◆ Work instructions ◆
Skip every image and restate the data word for word.
* BEGIN Collected material *
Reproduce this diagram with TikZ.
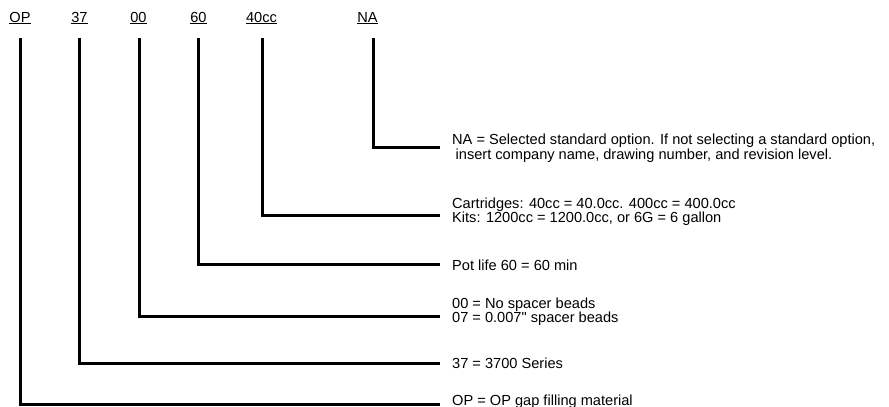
\documentclass[tikz,border=0pt]{standalone}
\usepackage{fontspec}
\newfontfamily\arialfam{Liberation Sans}
\begin{document}
\begin{tikzpicture}[x=1pt,y=-1pt,
  every node/.style={font=\arialfam\fontsize{14.6}{16}\selectfont, inner sep=0pt},
  code/.style={anchor=base},
  desc/.style={anchor=base west},
  lead/.style={line width=3pt}]
\useasboundingbox (0,0) rectangle (889,407);
% code labels
\node[code] (cOP) at (20,22) {\underline{OP}};
\node[code] (c37) at (79.5,22) {\underline{37}};
\node[code] (c00) at (138.5,22) {\underline{00}};
\node[code] (c60) at (198.5,22) {\underline{60}};
\node[code] (c40) at (261.5,22) {\underline{40cc}};
\node[code] (cNA) at (367.5,22) {\underline{NA}};
% start points of leaders
\coordinate (sOP) at (20,38);
\coordinate (s37) at (79,38);
\coordinate (s00) at (139,38);
\coordinate (s60) at (198,38);
\coordinate (s40) at (262,38);
\coordinate (sNA) at (373,38);
% end points of leaders
\coordinate (eNA) at (440,147);
\coordinate (e40) at (440,215);
\coordinate (e60) at (440,264.5);
\coordinate (e00) at (440,316);
\coordinate (e37) at (440,363);
\coordinate (eOP) at (440,404);
% descriptions
\node[desc] (dNAa) at (452,144) {NA = Selected standard option. If not selecting a standard option,};
\node[desc] (dNAb) at (452,159) {\hspace{3.5pt}insert company name, drawing number, and revision level.};
\node[desc] (d40a) at (452,208) {Cartridges: 40cc = 40.0cc. 400cc = 400.0cc};
\node[desc] (d40b) at (452,222) {Kits: 1200cc = 1200.0cc, or 6G = 6 gallon};
\node[desc] (d60) at (452,270) {Pot life 60 = 60 min};
\node[desc] (d00a) at (452,308) {00 = No spacer beads};
\node[desc] (d00b) at (452,322) {07 = 0.007" spacer beads};
\node[desc] (d37) at (452,368) {37 = 3700 Series};
\node[desc] (dOP) at (452,405) {OP = OP gap filling material};
% leaders
\draw[lead] (sNA) |- (eNA);
\draw[lead] (s40) |- (e40);
\draw[lead] (s60) |- (e60);
\draw[lead] (s00) |- (e00);
\draw[lead] (s37) |- (e37);
\draw[lead] (sOP) |- (eOP);
\end{tikzpicture}
\end{document}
* END Collected material *
◆ Task output ◆
Reproduce this diagram with TikZ.
\documentclass[tikz,border=0pt]{standalone}
\usepackage{fontspec}
\newfontfamily\arialfam{Liberation Sans}
\begin{document}
\begin{tikzpicture}[x=1pt,y=-1pt,
  every node/.style={font=\arialfam\fontsize{14.6}{16}\selectfont, inner sep=0pt},
  code/.style={anchor=base},
  desc/.style={anchor=base west},
  lead/.style={line width=3pt}]
\useasboundingbox (0,0) rectangle (889,407);
% code labels
\node[code] (cOP) at (20,22) {\underline{OP}};
\node[code] (c37) at (79.5,22) {\underline{37}};
\node[code] (c00) at (138.5,22) {\underline{00}};
\node[code] (c60) at (198.5,22) {\underline{60}};
\node[code] (c40) at (261.5,22) {\underline{40cc}};
\node[code] (cNA) at (367.5,22) {\underline{NA}};
% start points of leaders
\coordinate (sOP) at (20,38);
\coordinate (s37) at (79,38);
\coordinate (s00) at (139,38);
\coordinate (s60) at (198,38);
\coordinate (s40) at (262,38);
\coordinate (sNA) at (373,38);
% end points of leaders
\coordinate (eNA) at (440,147);
\coordinate (e40) at (440,215);
\coordinate (e60) at (440,264.5);
\coordinate (e00) at (440,316);
\coordinate (e37) at (440,363);
\coordinate (eOP) at (440,404);
% descriptions
\node[desc] (dNAa) at (452,144) {NA = Selected standard option. If not selecting a standard option,};
\node[desc] (dNAb) at (452,159) {\hspace{3.5pt}insert company name, drawing number, and revision level.};
\node[desc] (d40a) at (452,208) {Cartridges: 40cc = 40.0cc. 400cc = 400.0cc};
\node[desc] (d40b) at (452,222) {Kits: 1200cc = 1200.0cc, or 6G = 6 gallon};
\node[desc] (d60) at (452,270) {Pot life 60 = 60 min};
\node[desc] (d00a) at (452,308) {00 = No spacer beads};
\node[desc] (d00b) at (452,322) {07 = 0.007" spacer beads};
\node[desc] (d37) at (452,368) {37 = 3700 Series};
\node[desc] (dOP) at (452,405) {OP = OP gap filling material};
% leaders
\draw[lead] (sNA) |- (eNA);
\draw[lead] (s40) |- (e40);
\draw[lead] (s60) |- (e60);
\draw[lead] (s00) |- (e00);
\draw[lead] (s37) |- (e37);
\draw[lead] (sOP) |- (eOP);
\end{tikzpicture}
\end{document}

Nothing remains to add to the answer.